Philips v. Winchester

122 A. 792 | Conn. | 1923

The plaintiff alleged in his complaint that he was injured by the negligent driving by Herbert Winchester of an automobile, which was owned by his father Albert E. Winchester. He further alleged, in substance, that at the time the plaintiff was injured, Herbert Winchester, the driver of the car, was the agent of the defendant Albert E. Winchester, that the automobile was kept and maintained for the use, convenience and pleasure of the family of Albert E. Winchester, and at the time was being used for that purpose and with the knowledge and consent of said Albert E. Winchester and as his agent.

Under this allegation the plaintiff would be permitted *14 to prove that the son was the father's agent using the father's automobile for the use, convenience and pleasure of the father's family. Thereby a joint liability of father and son would arise. 1 Jaggard on Torts, p. 209, § 67. The plaintiff was not obliged to pursue the principal alone or the agent alone, he could pursue both jointly. Pollock on Torts (9th Ed.) p. 202.

The defendant claims in his first reason of appeal, that he moved before trial that the plaintiff be required to elect whether to pursue the owner of the automobile or the operator, and that the motion was denied. There is, however, no finding setting forth that such motion was made and the action of the court thereon, so that this alleged ruling is not before us.

The remaining grounds of appeal are that the court erred in denying the motion of the defendant to set aside the verdict as against or contrary to the evidence, and also as excessive.

The uncontradicted evidence discloses that the plaintiff in the daytime crossed a highway on foot to board a trolley-car running easterly on tracks at the further side of and beyond the traveled way, while an automobile driven by the appellant was approaching from the west; that the highway was there unobstructed and practically straight for over two hundred feet, and that while crossing he was struck and injured by the automobile.

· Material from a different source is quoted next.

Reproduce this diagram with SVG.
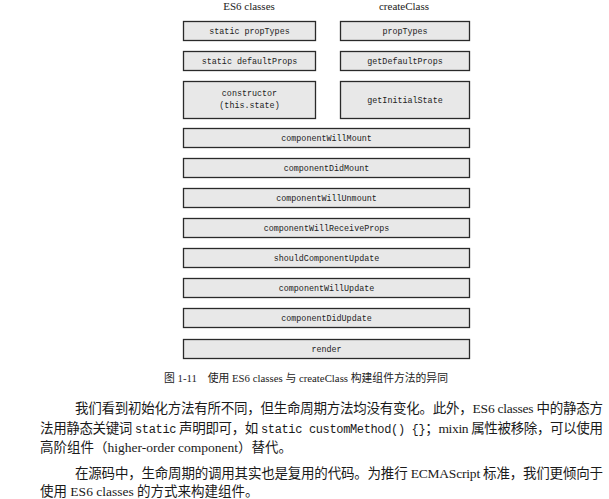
<svg xmlns="http://www.w3.org/2000/svg" width="609" height="499" viewBox="0 0 609 499">
<style>
.box{fill:#e8e8e8;stroke:#2a2a2a;stroke-width:1.3}
.m{font-family:"Liberation Mono","DejaVu Sans Mono",monospace;font-size:8.4px;fill:#222;text-anchor:middle}
.h{font-family:"Liberation Serif",serif;font-size:11px;fill:#222;text-anchor:middle}
.cap{font-family:"Liberation Serif","Noto Sans CJK SC",serif;font-size:10.8px;fill:#222;text-anchor:middle}
.p{font-family:"Liberation Serif","Noto Sans CJK SC",serif;font-size:13.5px;fill:#1a1a1a}
.pm{font-family:"Liberation Mono","DejaVu Sans Mono",monospace;font-size:12px}
</style>
<rect width="609" height="499" fill="#fff"/>
<text class="h" x="249" y="10">ES6 classes</text>
<text class="h" x="404" y="10">createClass</text>
<g id="es6-propTypes"><rect class="box" x="183.5" y="21.5" width="132" height="19"/><text class="m" x="249.5" y="34">static propTypes</text></g>
<g id="cc-propTypes"><rect class="box" x="340.5" y="21.5" width="129" height="19"/><text class="m" x="405" y="34">propTypes</text></g>
<g id="es6-defaultProps"><rect class="box" x="183.5" y="51.5" width="132" height="19"/><text class="m" x="249.5" y="64">static defaultProps</text></g>
<g id="cc-getDefaultProps"><rect class="box" x="340.5" y="51.5" width="129" height="19"/><text class="m" x="405" y="64">getDefaultProps</text></g>
<g id="es6-constructor"><rect class="box" x="183.5" y="81.5" width="132" height="37"/><text class="m" x="249.5" y="96">constructor</text><text class="m" x="249.5" y="108">(this.state)</text></g>
<g id="cc-getInitialState"><rect class="box" x="340.5" y="81.5" width="129" height="37"/><text class="m" x="405" y="103">getInitialState</text></g>
<g id="componentWillMount"><rect class="box" x="183.5" y="128.5" width="286" height="19"/><text class="m" x="326.5" y="141">componentWillMount</text></g>
<g id="componentDidMount"><rect class="box" x="183.5" y="158.5" width="286" height="19"/><text class="m" x="326.5" y="171">componentDidMount</text></g>
<g id="componentWillUnmount"><rect class="box" x="183.5" y="188.5" width="286" height="19"/><text class="m" x="326.5" y="201">componentWillUnmount</text></g>
<g id="componentWillReceiveProps"><rect class="box" x="183.5" y="218.5" width="286" height="19"/><text class="m" x="326.5" y="231">componentWillReceiveProps</text></g>
<g id="shouldComponentUpdate"><rect class="box" x="183.5" y="248.5" width="286" height="19"/><text class="m" x="326.5" y="261">shouldComponentUpdate</text></g>
<g id="componentWillUpdate"><rect class="box" x="183.5" y="278.5" width="286" height="19"/><text class="m" x="326.5" y="291">componentWillUpdate</text></g>
<g id="componentDidUpdate"><rect class="box" x="183.5" y="308.5" width="286" height="19"/><text class="m" x="326.5" y="321">componentDidUpdate</text></g>
<g id="render"><rect class="box" x="183.5" y="339.5" width="286" height="19"/><text class="m" x="326.5" y="352">render</text></g>
<g id="connectors"></g>
<text class="cap" x="306" y="382">图 1-11　使用 ES6 classes 与 createClass 构建组件方法的异同</text>
<text class="p" x="75" y="413" textLength="528" lengthAdjust="spacing">我们看到初始化方法有所不同，但生命周期方法均没有变化。此外，ES6 classes 中的静态方</text>
<text class="p" x="40" y="432.5" textLength="563" lengthAdjust="spacing">法用静态关键词 <tspan class="pm">static</tspan> 声明即可，如 <tspan class="pm">static customMethod() {}</tspan>；mixin 属性被移除，可以使用</text>
<text class="p" x="40" y="452">高阶组件（higher-order component）替代。</text>
<text class="p" x="75" y="477.5" textLength="528" lengthAdjust="spacing">在源码中，生命周期的调用其实也是复用的代码。为推行 ECMAScript 标准，我们更倾向于</text>
<text class="p" x="40" y="495.5">使用 ES6 classes 的方式来构建组件。</text>
</svg>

There were several witnesses offered by each party as to the conduct of the parties. The jury could reasonably have found that the plaintiff had reached a position at the side of the trolley-car that ought to have been safe from an approaching automobile, before he was struck by the automobile; and further, that the plaintiff was free from contributory negligence, and that the defendant operator was guilty of negligence, as alleged, in the operation of the automobile, and thereby caused the collision. *15

The defendant claims that the testimony of several witnesses should not have been credited by the jury because untrustworthy. The weight that should be attached to the testimony of witnesses is a matter peculiarly within the province of the jury, and a matter that will rarely be reviewed by this court. The state of the evidence in this case does not call for such a review by us.

In view of the testimony as to the severity of the injuries received by the plaintiff, their permanence and effect upon his earning power, we do not find that the damages awarded were excessive.

There is no error.

In this opinion the other judges concurred.